— Start of COLLECTED DATA —
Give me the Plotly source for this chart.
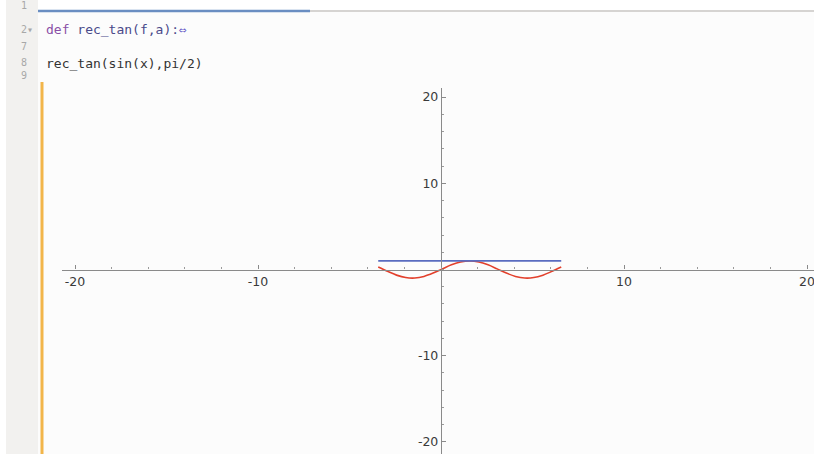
import plotly.graph_objects as go

# ---- data ----
curve_x = [-3.43, -2.93, -2.43, -1.93, -1.43, -0.93, -0.43, 0.07, 0.57, 1.07, 1.57,
           2.07, 2.57, 3.07, 3.57, 4.07, 4.57, 5.07, 5.57, 6.07, 6.57]
curve_y = [0.284, -0.210, -0.653, -0.936, -0.990, -0.802, -0.417, 0.070, 0.540, 0.877, 1.000,
           0.878, 0.541, 0.072, -0.415, -0.801, -0.990, -0.937, -0.654, -0.211, 0.283]
tangent_x = [-3.43, 6.57]
tangent_y = [1.0, 1.0]
x_ticks = [-20, -10, 10, 20]
x_tick_labels = ["-20", "-10", "10", "20"]
y_ticks = [-20, -10, 10, 20]
y_tick_labels = ["-20", "-10", "10", "20"]
line_numbers = ["1", "2▾", "7", "8", "9"]
line_number_y = [6, 30, 46, 63, 76]

W, H = 814, 454
x0_px, xscale = 441, 18.3
y0_px, yscale = 269.5, 8.62
x_left_px, y_top_px = 62, 88
xr = [(x_left_px - x0_px) / xscale, (W - x0_px) / xscale]
yr = [-(H - y0_px) / yscale, (y0_px - y_top_px) / yscale]

fig = go.Figure()
fig.add_trace(go.Scatter(x=curve_x, y=curve_y, mode="lines", line=dict(color="#e2402c", width=1.6, shape="spline"), hoverinfo="skip"))
fig.add_trace(go.Scatter(x=tangent_x, y=tangent_y, mode="lines", line=dict(color="#5a6cc0", width=1.8), hoverinfo="skip"))

axis_common = dict(showgrid=False, zeroline=False, showline=True, linecolor="#8a8a8a", linewidth=1.4,
                   ticks="inside", ticklen=4, tickcolor="#8a8a8a", tickwidth=1,
                   ticklabeloverflow="allow",
                   tickfont=dict(family="DejaVu Sans", size=12.5, color="#3a3a3a"),
                   minor=dict(dtick=2, ticks="inside", ticklen=2, tickcolor="#9a9a9a"))

fig.update_layout(
    width=W, height=H, margin=dict(l=0, r=0, t=0, b=0),
    paper_bgcolor="white", plot_bgcolor="rgba(0,0,0,0)", showlegend=False,
    xaxis=dict(range=xr, tickvals=x_ticks, ticktext=x_tick_labels, anchor="free", position=(H - y0_px) / H,
               domain=[x_left_px / W, 1], **axis_common),
    yaxis=dict(range=yr, tickvals=y_ticks, ticktext=y_tick_labels, anchor="free", position=x0_px / W,
               domain=[0, 1 - y_top_px / H], **axis_common),
)

def px(x):
    return x / W

def py(y):
    return 1 - y / H

shapes = [
    dict(type="rect", xref="paper", yref="paper", x0=px(6), x1=px(38), y0=0, y1=1, fillcolor="#f2f1ef", line_width=0, layer="below"),
    dict(type="rect", xref="paper", yref="paper", x0=px(38), x1=1, y0=0, y1=py(12), fillcolor="#fcfcfc", line_width=0, layer="below"),
    dict(type="line", xref="paper", yref="paper", x0=px(38), x1=1, y0=py(11), y1=py(11), line=dict(color="#d6d4d2", width=2)),
    dict(type="line", xref="paper", yref="paper", x0=px(38), x1=px(310), y0=py(11), y1=py(11), line=dict(color="#6a8ec2", width=2.5)),
    dict(type="line", xref="paper", yref="paper", x0=px(42), x1=px(42), y0=0, y1=py(82), line=dict(color="#f2b54a", width=3)),
]
fig.update_layout(shapes=shapes)

ann = []
for t, yy in zip(line_numbers, line_number_y):
    ann.append(dict(text=t, xref="paper", yref="paper", x=px(19), y=py(yy), xanchor="left", yanchor="middle",
                    showarrow=False, font=dict(family="DejaVu Sans Mono", size=10, color="#a8a8a8")))
ann.append(dict(text="<span style='color:#8a4fa6'>def</span> <span style='color:#4a4a8a'>rec_tan(f,a):</span><span style='color:#6a5cc8'>⇔</span>",
                xref="paper", yref="paper", x=px(44), y=py(30), xanchor="left", yanchor="middle", showarrow=False,
                font=dict(family="DejaVu Sans Mono", size=13, color="#4a4a8a")))
ann.append(dict(text="rec_tan(sin(x),pi/2)", xref="paper", yref="paper", x=px(44), y=py(64), xanchor="left", yanchor="middle",
                showarrow=False, font=dict(family="DejaVu Sans Mono", size=13, color="#333333")))
fig.update_layout(annotations=ann)

fig.write_html("out.html", config={"displayModeBar": False},
               post_script="document.body.style.margin='0';document.body.style.overflow='hidden';")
— End of COLLECTED DATA —
AIM:
Every line above should be returned word for word, with the pictures left behind.

RESPONSE TO THE TASK:
Give me the Plotly source for this chart.
import plotly.graph_objects as go

# ---- data ----
curve_x = [-3.43, -2.93, -2.43, -1.93, -1.43, -0.93, -0.43, 0.07, 0.57, 1.07, 1.57,
           2.07, 2.57, 3.07, 3.57, 4.07, 4.57, 5.07, 5.57, 6.07, 6.57]
curve_y = [0.284, -0.210, -0.653, -0.936, -0.990, -0.802, -0.417, 0.070, 0.540, 0.877, 1.000,
           0.878, 0.541, 0.072, -0.415, -0.801, -0.990, -0.937, -0.654, -0.211, 0.283]
tangent_x = [-3.43, 6.57]
tangent_y = [1.0, 1.0]
x_ticks = [-20, -10, 10, 20]
x_tick_labels = ["-20", "-10", "10", "20"]
y_ticks = [-20, -10, 10, 20]
y_tick_labels = ["-20", "-10", "10", "20"]
line_numbers = ["1", "2▾", "7", "8", "9"]
line_number_y = [6, 30, 46, 63, 76]

W, H = 814, 454
x0_px, xscale = 441, 18.3
y0_px, yscale = 269.5, 8.62
x_left_px, y_top_px = 62, 88
xr = [(x_left_px - x0_px) / xscale, (W - x0_px) / xscale]
yr = [-(H - y0_px) / yscale, (y0_px - y_top_px) / yscale]

fig = go.Figure()
fig.add_trace(go.Scatter(x=curve_x, y=curve_y, mode="lines", line=dict(color="#e2402c", width=1.6, shape="spline"), hoverinfo="skip"))
fig.add_trace(go.Scatter(x=tangent_x, y=tangent_y, mode="lines", line=dict(color="#5a6cc0", width=1.8), hoverinfo="skip"))

axis_common = dict(showgrid=False, zeroline=False, showline=True, linecolor="#8a8a8a", linewidth=1.4,
                   ticks="inside", ticklen=4, tickcolor="#8a8a8a", tickwidth=1,
                   ticklabeloverflow="allow",
                   tickfont=dict(family="DejaVu Sans", size=12.5, color="#3a3a3a"),
                   minor=dict(dtick=2, ticks="inside", ticklen=2, tickcolor="#9a9a9a"))

fig.update_layout(
    width=W, height=H, margin=dict(l=0, r=0, t=0, b=0),
    paper_bgcolor="white", plot_bgcolor="rgba(0,0,0,0)", showlegend=False,
    xaxis=dict(range=xr, tickvals=x_ticks, ticktext=x_tick_labels, anchor="free", position=(H - y0_px) / H,
               domain=[x_left_px / W, 1], **axis_common),
    yaxis=dict(range=yr, tickvals=y_ticks, ticktext=y_tick_labels, anchor="free", position=x0_px / W,
               domain=[0, 1 - y_top_px / H], **axis_common),
)

def px(x):
    return x / W

def py(y):
    return 1 - y / H

shapes = [
    dict(type="rect", xref="paper", yref="paper", x0=px(6), x1=px(38), y0=0, y1=1, fillcolor="#f2f1ef", line_width=0, layer="below"),
    dict(type="rect", xref="paper", yref="paper", x0=px(38), x1=1, y0=0, y1=py(12), fillcolor="#fcfcfc", line_width=0, layer="below"),
    dict(type="line", xref="paper", yref="paper", x0=px(38), x1=1, y0=py(11), y1=py(11), line=dict(color="#d6d4d2", width=2)),
    dict(type="line", xref="paper", yref="paper", x0=px(38), x1=px(310), y0=py(11), y1=py(11), line=dict(color="#6a8ec2", width=2.5)),
    dict(type="line", xref="paper", yref="paper", x0=px(42), x1=px(42), y0=0, y1=py(82), line=dict(color="#f2b54a", width=3)),
]
fig.update_layout(shapes=shapes)

ann = []
for t, yy in zip(line_numbers, line_number_y):
    ann.append(dict(text=t, xref="paper", yref="paper", x=px(19), y=py(yy), xanchor="left", yanchor="middle",
                    showarrow=False, font=dict(family="DejaVu Sans Mono", size=10, color="#a8a8a8")))
ann.append(dict(text="<span style='color:#8a4fa6'>def</span> <span style='color:#4a4a8a'>rec_tan(f,a):</span><span style='color:#6a5cc8'>⇔</span>",
                xref="paper", yref="paper", x=px(44), y=py(30), xanchor="left", yanchor="middle", showarrow=False,
                font=dict(family="DejaVu Sans Mono", size=13, color="#4a4a8a")))
ann.append(dict(text="rec_tan(sin(x),pi/2)", xref="paper", yref="paper", x=px(44), y=py(64), xanchor="left", yanchor="middle",
                showarrow=False, font=dict(family="DejaVu Sans Mono", size=13, color="#333333")))
fig.update_layout(annotations=ann)

fig.write_html("out.html", config={"displayModeBar": False},
               post_script="document.body.style.margin='0';document.body.style.overflow='hidden';")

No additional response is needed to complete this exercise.